■ Short exercise ■
Only lines holding the word "Emit" should be copied from the material.
>> Start Material provided
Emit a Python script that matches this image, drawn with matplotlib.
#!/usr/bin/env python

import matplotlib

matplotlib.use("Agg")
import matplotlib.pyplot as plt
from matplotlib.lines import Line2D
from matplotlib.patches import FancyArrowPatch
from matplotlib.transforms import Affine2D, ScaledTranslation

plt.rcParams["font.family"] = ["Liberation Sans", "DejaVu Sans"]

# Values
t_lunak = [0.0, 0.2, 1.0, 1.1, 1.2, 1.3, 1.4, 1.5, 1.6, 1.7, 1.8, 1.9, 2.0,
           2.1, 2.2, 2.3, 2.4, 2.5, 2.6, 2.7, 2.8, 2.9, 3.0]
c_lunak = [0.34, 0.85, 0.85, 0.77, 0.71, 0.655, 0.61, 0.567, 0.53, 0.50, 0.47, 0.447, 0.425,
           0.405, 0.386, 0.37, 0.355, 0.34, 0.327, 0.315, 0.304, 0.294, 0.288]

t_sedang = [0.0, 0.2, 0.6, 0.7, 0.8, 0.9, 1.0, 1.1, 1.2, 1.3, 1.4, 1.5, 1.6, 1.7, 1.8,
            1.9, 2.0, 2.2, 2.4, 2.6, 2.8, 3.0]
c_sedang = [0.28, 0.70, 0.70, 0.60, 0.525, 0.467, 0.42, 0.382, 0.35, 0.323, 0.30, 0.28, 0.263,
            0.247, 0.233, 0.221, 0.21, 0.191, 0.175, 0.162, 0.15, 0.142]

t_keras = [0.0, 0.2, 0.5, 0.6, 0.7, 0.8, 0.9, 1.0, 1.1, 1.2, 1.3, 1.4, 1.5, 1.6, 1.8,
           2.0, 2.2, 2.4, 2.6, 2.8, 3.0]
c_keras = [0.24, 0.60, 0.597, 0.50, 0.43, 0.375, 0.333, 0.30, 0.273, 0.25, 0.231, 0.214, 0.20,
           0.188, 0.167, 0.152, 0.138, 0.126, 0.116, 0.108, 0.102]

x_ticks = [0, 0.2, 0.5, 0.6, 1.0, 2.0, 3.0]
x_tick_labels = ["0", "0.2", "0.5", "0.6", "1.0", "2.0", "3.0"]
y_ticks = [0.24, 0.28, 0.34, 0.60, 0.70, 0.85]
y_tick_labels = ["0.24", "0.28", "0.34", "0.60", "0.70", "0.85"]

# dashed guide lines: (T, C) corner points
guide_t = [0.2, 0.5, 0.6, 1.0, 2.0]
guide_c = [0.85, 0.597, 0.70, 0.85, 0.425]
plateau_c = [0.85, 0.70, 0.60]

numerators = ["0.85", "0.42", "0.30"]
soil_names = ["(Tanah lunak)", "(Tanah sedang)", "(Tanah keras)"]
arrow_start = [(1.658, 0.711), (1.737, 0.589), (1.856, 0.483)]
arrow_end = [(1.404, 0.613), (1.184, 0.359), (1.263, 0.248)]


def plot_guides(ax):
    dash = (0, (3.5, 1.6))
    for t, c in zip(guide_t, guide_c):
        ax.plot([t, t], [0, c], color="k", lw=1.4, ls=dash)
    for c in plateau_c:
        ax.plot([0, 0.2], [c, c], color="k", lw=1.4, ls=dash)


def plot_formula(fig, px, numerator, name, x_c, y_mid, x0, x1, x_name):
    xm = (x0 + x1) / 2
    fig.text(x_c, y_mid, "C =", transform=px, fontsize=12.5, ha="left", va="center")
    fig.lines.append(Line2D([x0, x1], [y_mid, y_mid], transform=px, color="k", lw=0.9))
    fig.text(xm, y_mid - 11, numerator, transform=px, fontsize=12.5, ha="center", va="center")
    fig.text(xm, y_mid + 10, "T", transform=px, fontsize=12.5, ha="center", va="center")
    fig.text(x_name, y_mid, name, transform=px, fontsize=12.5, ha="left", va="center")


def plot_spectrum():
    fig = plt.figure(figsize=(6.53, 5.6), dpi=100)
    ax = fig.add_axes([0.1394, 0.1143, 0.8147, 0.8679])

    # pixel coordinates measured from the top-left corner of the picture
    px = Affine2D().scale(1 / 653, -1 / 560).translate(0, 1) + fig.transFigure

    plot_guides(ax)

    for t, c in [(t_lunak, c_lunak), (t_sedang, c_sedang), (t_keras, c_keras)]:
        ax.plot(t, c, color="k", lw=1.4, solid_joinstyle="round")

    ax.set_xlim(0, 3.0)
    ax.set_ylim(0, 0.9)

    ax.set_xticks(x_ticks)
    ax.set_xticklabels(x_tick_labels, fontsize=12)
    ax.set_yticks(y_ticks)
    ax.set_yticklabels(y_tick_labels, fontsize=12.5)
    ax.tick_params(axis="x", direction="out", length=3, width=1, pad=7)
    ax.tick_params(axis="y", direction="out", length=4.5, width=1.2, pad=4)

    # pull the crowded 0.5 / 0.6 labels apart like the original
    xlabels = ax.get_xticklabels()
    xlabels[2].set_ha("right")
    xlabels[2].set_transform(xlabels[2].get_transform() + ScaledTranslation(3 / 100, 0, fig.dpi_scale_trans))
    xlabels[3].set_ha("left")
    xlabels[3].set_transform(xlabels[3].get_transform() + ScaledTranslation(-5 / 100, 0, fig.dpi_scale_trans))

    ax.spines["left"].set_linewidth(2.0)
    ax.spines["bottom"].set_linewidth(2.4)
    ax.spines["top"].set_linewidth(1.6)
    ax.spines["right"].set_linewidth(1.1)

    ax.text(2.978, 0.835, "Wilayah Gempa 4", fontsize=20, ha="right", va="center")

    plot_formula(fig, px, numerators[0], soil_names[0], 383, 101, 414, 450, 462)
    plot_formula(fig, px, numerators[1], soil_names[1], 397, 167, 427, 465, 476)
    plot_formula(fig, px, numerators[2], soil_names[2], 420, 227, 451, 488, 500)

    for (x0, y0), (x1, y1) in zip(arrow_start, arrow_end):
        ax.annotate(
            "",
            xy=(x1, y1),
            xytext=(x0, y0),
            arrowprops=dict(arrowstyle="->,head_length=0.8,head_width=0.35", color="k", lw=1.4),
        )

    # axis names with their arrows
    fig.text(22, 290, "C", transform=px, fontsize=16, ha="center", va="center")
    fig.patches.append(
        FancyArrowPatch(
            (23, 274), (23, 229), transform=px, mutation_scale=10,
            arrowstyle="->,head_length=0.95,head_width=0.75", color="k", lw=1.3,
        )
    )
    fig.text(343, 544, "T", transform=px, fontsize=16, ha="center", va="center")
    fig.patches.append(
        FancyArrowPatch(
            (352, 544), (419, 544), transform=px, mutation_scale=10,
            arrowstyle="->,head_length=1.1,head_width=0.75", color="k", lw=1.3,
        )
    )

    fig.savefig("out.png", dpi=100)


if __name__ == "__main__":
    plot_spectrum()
>> End Material provided
>> Start Material provided
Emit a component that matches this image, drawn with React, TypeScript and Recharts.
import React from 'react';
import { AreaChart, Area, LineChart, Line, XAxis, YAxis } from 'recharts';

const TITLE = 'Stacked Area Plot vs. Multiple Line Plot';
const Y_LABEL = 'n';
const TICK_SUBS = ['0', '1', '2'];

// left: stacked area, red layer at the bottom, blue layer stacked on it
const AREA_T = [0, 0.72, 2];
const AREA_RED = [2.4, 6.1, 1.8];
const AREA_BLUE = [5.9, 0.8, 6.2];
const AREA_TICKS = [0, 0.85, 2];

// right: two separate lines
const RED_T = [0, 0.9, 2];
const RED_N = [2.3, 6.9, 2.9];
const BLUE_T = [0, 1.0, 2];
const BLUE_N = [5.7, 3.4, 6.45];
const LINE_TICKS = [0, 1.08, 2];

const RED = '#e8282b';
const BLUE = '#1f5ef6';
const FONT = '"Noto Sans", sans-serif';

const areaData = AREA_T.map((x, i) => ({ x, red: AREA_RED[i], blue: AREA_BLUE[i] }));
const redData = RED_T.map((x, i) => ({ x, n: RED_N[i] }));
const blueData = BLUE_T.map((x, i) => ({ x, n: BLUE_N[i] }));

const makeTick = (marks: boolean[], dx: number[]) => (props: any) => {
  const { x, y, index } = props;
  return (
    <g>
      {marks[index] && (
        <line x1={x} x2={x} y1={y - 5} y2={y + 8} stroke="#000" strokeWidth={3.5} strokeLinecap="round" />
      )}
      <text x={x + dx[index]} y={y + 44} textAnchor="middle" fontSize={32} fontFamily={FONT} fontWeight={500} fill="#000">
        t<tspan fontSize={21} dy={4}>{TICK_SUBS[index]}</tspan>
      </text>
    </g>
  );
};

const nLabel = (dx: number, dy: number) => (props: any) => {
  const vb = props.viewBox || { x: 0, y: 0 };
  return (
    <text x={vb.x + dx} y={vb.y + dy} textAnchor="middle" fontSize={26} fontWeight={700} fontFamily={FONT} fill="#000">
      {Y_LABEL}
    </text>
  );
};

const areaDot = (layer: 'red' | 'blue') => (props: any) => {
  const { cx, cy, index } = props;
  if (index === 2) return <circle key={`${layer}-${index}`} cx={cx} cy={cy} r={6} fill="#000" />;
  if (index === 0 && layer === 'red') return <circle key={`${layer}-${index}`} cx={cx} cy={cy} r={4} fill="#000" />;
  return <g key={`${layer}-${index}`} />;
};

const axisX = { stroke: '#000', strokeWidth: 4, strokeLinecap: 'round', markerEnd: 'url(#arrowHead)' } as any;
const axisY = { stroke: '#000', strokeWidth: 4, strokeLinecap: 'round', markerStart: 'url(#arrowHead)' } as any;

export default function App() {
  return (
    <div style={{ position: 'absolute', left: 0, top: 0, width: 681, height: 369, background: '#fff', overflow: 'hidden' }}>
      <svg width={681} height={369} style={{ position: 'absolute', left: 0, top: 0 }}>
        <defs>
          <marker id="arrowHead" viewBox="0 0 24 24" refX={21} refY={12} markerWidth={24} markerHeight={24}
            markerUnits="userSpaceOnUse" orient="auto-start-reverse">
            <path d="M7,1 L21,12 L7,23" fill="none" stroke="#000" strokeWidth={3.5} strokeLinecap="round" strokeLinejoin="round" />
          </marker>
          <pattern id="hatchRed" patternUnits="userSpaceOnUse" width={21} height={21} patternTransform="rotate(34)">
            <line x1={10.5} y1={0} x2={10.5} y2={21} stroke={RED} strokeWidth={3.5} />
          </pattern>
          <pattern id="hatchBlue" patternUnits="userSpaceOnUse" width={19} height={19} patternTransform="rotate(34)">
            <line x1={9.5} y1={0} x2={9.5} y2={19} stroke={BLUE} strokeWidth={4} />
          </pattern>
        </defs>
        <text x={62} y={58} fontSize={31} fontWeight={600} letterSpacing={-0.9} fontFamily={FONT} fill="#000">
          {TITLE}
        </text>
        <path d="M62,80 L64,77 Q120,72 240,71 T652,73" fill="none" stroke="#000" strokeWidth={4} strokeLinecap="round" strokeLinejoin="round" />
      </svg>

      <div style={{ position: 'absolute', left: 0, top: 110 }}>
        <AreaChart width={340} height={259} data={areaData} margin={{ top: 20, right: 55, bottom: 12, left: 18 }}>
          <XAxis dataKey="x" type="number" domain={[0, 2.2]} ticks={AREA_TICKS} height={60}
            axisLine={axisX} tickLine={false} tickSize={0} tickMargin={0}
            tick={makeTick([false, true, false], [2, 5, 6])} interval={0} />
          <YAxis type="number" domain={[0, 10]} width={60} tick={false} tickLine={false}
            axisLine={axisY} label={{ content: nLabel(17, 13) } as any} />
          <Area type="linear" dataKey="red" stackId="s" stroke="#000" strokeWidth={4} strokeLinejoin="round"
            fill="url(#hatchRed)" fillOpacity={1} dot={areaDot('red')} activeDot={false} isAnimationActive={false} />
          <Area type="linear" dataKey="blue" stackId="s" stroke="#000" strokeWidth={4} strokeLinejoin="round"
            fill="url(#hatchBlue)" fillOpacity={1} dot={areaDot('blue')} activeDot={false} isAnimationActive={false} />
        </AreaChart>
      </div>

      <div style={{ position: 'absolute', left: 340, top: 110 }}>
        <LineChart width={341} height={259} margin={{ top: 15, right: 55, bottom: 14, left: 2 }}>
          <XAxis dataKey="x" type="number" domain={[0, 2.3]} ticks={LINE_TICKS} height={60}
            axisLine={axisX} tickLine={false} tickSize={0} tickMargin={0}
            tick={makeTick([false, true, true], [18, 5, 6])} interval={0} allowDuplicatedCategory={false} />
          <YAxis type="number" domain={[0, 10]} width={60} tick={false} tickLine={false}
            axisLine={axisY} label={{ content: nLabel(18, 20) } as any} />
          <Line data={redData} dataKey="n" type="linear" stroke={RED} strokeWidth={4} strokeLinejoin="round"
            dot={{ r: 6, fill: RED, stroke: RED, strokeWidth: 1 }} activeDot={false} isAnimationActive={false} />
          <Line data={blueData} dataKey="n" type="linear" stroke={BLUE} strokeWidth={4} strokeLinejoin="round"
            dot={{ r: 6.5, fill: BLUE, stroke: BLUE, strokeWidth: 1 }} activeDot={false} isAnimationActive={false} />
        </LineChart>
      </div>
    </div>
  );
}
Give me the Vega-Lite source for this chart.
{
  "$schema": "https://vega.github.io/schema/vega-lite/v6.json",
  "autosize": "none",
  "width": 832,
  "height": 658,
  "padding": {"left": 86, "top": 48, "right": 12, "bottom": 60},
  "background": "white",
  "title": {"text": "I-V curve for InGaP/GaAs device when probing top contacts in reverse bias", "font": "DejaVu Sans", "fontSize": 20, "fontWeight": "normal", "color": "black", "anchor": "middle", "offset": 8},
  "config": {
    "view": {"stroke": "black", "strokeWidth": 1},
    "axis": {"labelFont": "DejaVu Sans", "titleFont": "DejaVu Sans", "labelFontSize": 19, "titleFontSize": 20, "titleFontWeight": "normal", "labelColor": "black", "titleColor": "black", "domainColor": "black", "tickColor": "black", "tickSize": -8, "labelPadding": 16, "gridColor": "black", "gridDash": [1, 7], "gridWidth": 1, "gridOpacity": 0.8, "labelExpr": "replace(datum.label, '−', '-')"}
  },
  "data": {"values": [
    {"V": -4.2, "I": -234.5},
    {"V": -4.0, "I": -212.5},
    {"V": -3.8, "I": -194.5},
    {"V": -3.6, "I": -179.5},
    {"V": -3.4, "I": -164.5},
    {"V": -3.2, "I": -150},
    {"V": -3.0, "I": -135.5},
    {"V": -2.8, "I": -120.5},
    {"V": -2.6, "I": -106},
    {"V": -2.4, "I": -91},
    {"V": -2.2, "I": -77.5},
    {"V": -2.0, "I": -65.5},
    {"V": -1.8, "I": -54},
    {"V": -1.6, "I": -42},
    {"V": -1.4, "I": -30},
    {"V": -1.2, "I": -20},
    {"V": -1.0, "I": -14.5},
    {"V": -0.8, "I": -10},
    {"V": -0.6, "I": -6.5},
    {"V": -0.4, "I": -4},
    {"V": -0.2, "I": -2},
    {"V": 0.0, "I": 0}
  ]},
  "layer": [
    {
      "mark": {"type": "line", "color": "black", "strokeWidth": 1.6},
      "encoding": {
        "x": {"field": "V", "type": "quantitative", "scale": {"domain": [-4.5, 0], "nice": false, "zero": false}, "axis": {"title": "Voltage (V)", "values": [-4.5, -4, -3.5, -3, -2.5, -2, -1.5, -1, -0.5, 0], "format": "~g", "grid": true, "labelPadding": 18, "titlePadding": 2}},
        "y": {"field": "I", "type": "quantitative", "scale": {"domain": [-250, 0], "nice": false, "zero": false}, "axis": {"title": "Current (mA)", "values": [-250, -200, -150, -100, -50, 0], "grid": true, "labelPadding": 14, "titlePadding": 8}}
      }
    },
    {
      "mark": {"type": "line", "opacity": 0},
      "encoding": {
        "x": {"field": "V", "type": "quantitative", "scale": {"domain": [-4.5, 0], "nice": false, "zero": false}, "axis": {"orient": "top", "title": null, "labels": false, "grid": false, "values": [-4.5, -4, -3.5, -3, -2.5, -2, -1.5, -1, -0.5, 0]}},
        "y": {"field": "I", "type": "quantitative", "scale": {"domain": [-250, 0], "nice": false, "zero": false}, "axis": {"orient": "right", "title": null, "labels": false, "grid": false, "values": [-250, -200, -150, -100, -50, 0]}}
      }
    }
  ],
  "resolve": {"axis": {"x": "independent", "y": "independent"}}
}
>> End Material provided
■ Answer for the task ■
Emit a Python script that matches this image, drawn with matplotlib.
Emit a component that matches this image, drawn with React, TypeScript and Recharts.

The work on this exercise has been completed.